* START *

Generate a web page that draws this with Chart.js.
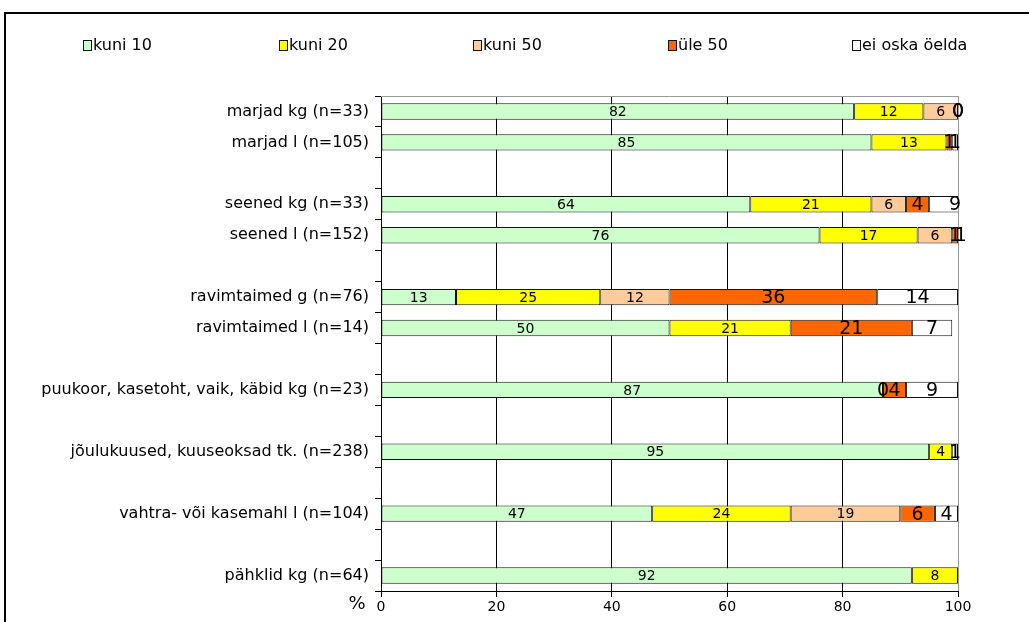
<!DOCTYPE html>
<html>
<head>
<meta charset="utf-8">
<script src="https://cdn.jsdelivr.net/npm/chart.js@4.4.1/dist/chart.umd.min.js"></script>
<style>
  html, body { margin: 0; padding: 0; background: #fff; overflow: hidden; }
  #frame { position: absolute; left: 4px; top: 12px; width: 1100px; height: 700px; border: 2px solid #000; box-sizing: border-box; }
  #wrap { position: absolute; left: 0; top: 0; width: 1029px; height: 622px; }
</style>
</head>
<body>
<div id="frame"></div>
<div id="wrap"><canvas id="c" width="1029" height="622"></canvas></div>
<script>
const categories = [
  'marjad kg (n=33)', 'marjad l (n=105)', '',
  'seened kg (n=33)', 'seened l (n=152)', '',
  'ravimtaimed g (n=76)', 'ravimtaimed l (n=14)', '',
  'puukoor, kasetoht, vaik, käbid kg (n=23)', '',
  'jõulukuused, kuuseoksad tk. (n=238)', '',
  'vahtra- või kasemahl l (n=104)', '',
  'pähklid kg (n=64)'
];
const seriesNames = ['kuni 10', 'kuni 20', 'kuni 50', 'üle 50', 'ei oska öelda'];
const kuni10 = [82, 85, null, 64, 76, null, 13, 50, null, 87, null, 95, null, 47, null, 92];
const kuni20 = [12, 13, null, 21, 17, null, 25, 21, null, null, null, 4, null, 24, null, 8];
const kuni50 = [6, null, null, 6, 6, null, 12, null, null, 0, null, null, null, 19, null, null];
const yle50 = [0, 1, null, 4, 1, null, 36, 21, null, 4, null, null, null, 6, null, null];
const eiOska = [0, 1, null, 9, 1, null, 14, 7, null, 9, null, 1, null, 4, null, null];
const xTicks = [0, 20, 40, 60, 80, 100];
const colors = ['#CCFFCC', '#FFFF00', '#FFCC99', '#FF6600', '#FFFFFF'];

const FONT = '"DejaVu Sans", Verdana, sans-serif';
const allSeries = [kuni10, kuni20, kuni50, yle50, eiOska];

const datasets = allSeries.map((d, i) => ({
  label: seriesNames[i],
  data: d,
  backgroundColor: colors[i],
  borderColor: '#111',
  borderWidth: 1,
  borderSkipped: false,
  barPercentage: 0.53,
  categoryPercentage: 1.0
}));

const legendPlugin = {
  id: 'customLegend',
  afterDraw(chart) {
    const ctx = chart.ctx;
    const xs = [83, 279, 473, 668, 852];
    const y = 46;
    ctx.save();
    ctx.font = '16px ' + FONT;
    ctx.textBaseline = 'middle';
    ctx.textAlign = 'left';
    chart.data.datasets.forEach((ds, i) => {
      ctx.fillStyle = ds.backgroundColor;
      ctx.fillRect(xs[i] + 0.5, y - 5.5, 8, 10);
      ctx.strokeStyle = '#111';
      ctx.lineWidth = 1;
      ctx.strokeRect(xs[i] + 0.5, y - 5.5, 8, 10);
      ctx.fillStyle = '#000';
      ctx.fillText(ds.label, xs[i] + 10, y);
    });
    ctx.restore();
  }
};

const labelsPlugin = {
  id: 'segLabels',
  afterDatasetsDraw(chart) {
    const ctx = chart.ctx;
    const ca = chart.chartArea;
    ctx.save();
    ctx.strokeStyle = '#999';
    ctx.lineWidth = 1;
    ctx.beginPath();
    ctx.moveTo(ca.left, Math.round(ca.top) + 0.5);
    ctx.lineTo(ca.right, Math.round(ca.top) + 0.5);
    ctx.stroke();
    ctx.textAlign = 'center';
    ctx.textBaseline = 'middle';
    ctx.fillStyle = '#000';
    chart.data.datasets.forEach((ds, di) => {
      const meta = chart.getDatasetMeta(di);
      meta.data.forEach((el, idx) => {
        const v = ds.data[idx];
        if (v === null || v === undefined) return;
        const big = di >= 3 || v === 0;
        ctx.font = (big ? '19px ' : '14px ') + FONT;
        const cx = (el.x + el.base) / 2;
        ctx.fillText(String(v), cx, el.y + 1);
      });
    });
    ctx.font = '18px ' + FONT;
    ctx.textAlign = 'center';
    ctx.fillText('%', ca.left - 24, ca.bottom + 13);
    ctx.restore();
  }
};

new Chart(document.getElementById('c'), {
  type: 'bar',
  data: { labels: categories, datasets },
  options: {
    indexAxis: 'y',
    responsive: false,
    animation: false,
    devicePixelRatio: 1,
    layout: { padding: { top: 96, right: 71, left: 0, bottom: 0 } },
    plugins: { legend: { display: false }, tooltip: { enabled: false } },
    scales: {
      x: {
        stacked: true,
        min: 0,
        max: 100,
        afterBuildTicks(scale) { scale.ticks = xTicks.map(v => ({ value: v })); },
        afterFit(scale) { scale.height = 31; },
        border: { display: true, color: '#000', width: 1 },
        grid: {
          drawOnChartArea: true,
          drawTicks: true,
          tickLength: 6,
          tickColor: '#000',
          color: (c) => (c.tick && c.tick.value === 100) ? '#999' : (c.tick && c.tick.value === 0 ? 'rgba(0,0,0,0)' : '#000'),
          lineWidth: 1
        },
        ticks: { font: { family: FONT, size: 14 }, color: '#000', padding: 2, maxRotation: 0 }
      },
      y: {
        stacked: true,
        afterFit(scale) { scale.width = 381; },
        border: { display: true, color: '#000', width: 1 },
        grid: {
          offset: true,
          drawOnChartArea: false,
          drawTicks: true,
          tickLength: 6,
          color: '#000',
          tickColor: '#000'
        },
        ticks: { font: { family: FONT, size: 16 }, color: '#000', padding: 6, autoSkip: false }
      }
    }
  },
  plugins: [legendPlugin, labelsPlugin]
});
</script>
</body>
</html>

* END *

Each line from the top of the material through the line containing "const allSeries = [kuni10, kuni20, kuni50, yle50, eiOska];" should be reproduced exactly; please drop any images.

Generate a web page that draws this with Chart.js.
<!DOCTYPE html>
<html>
<head>
<meta charset="utf-8">
<script src="https://cdn.jsdelivr.net/npm/chart.js@4.4.1/dist/chart.umd.min.js"></script>
<style>
  html, body { margin: 0; padding: 0; background: #fff; overflow: hidden; }
  #frame { position: absolute; left: 4px; top: 12px; width: 1100px; height: 700px; border: 2px solid #000; box-sizing: border-box; }
  #wrap { position: absolute; left: 0; top: 0; width: 1029px; height: 622px; }
</style>
</head>
<body>
<div id="frame"></div>
<div id="wrap"><canvas id="c" width="1029" height="622"></canvas></div>
<script>
const categories = [
  'marjad kg (n=33)', 'marjad l (n=105)', '',
  'seened kg (n=33)', 'seened l (n=152)', '',
  'ravimtaimed g (n=76)', 'ravimtaimed l (n=14)', '',
  'puukoor, kasetoht, vaik, käbid kg (n=23)', '',
  'jõulukuused, kuuseoksad tk. (n=238)', '',
  'vahtra- või kasemahl l (n=104)', '',
  'pähklid kg (n=64)'
];
const seriesNames = ['kuni 10', 'kuni 20', 'kuni 50', 'üle 50', 'ei oska öelda'];
const kuni10 = [82, 85, null, 64, 76, null, 13, 50, null, 87, null, 95, null, 47, null, 92];
const kuni20 = [12, 13, null, 21, 17, null, 25, 21, null, null, null, 4, null, 24, null, 8];
const kuni50 = [6, null, null, 6, 6, null, 12, null, null, 0, null, null, null, 19, null, null];
const yle50 = [0, 1, null, 4, 1, null, 36, 21, null, 4, null, null, null, 6, null, null];
const eiOska = [0, 1, null, 9, 1, null, 14, 7, null, 9, null, 1, null, 4, null, null];
const xTicks = [0, 20, 40, 60, 80, 100];
const colors = ['#CCFFCC', '#FFFF00', '#FFCC99', '#FF6600', '#FFFFFF'];

const FONT = '"DejaVu Sans", Verdana, sans-serif';
const allSeries = [kuni10, kuni20, kuni50, yle50, eiOska];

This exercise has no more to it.